Slow (~10 sims per bar × 7 = 70 sims). Speed up with scipy_dop853 or wrap the loop in joblib.

FAQ

Q: Why pick a [0.01, 0.30] bracket?

Too narrow triggers the bracket-sanity failure; too wide wastes iterations. Rule of thumb:

  • IEEE benchmark cases (39 / 68 / 118): [0.01, 0.40].
  • Small microgrids: [0.001, 0.10].
  • Large transmission grids: [0.05, 0.50].

Q: What does tol: 0.005 mean?

The bisection stops once bracket_high - bracket_low ≤ 0.005 s. 5 ms precision is usually enough — CCT itself has ±10 ms physical uncertainty driven by fault type and protection coordination.

Q: Power flow + initialisation re-runs every iteration?

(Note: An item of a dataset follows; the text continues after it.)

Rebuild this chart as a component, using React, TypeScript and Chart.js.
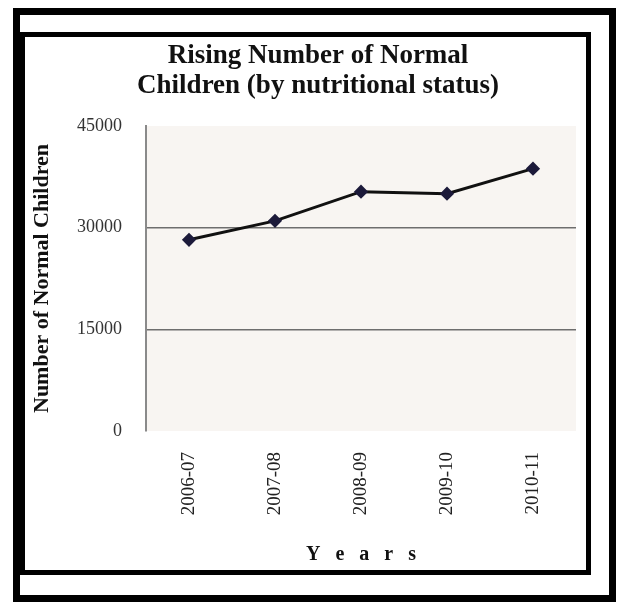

Yes — fault duration changes the event schedule. The case itself doesn't change so PF always converges (one less thing to debug).

Q: Does the modified_euler solver introduce step quantisation?

Yes. With a 1 ms step, events can only fire on integer milliseconds. pylectra's CCT runner snaps candidates to the step grid automatically, so tol < stepsize is meaningless. Adaptive solvers (scipy_dop853) avoid this.

Using CCT as a batch filter

CCT itself is a top-level mode, but you can also use it the other way around — only accept scenarios in batch mode whose CCT exceeds a threshold. That's an advanced pattern: write a custom filter that internally runs a CCT sub-procedure. See the custom-filter how-to.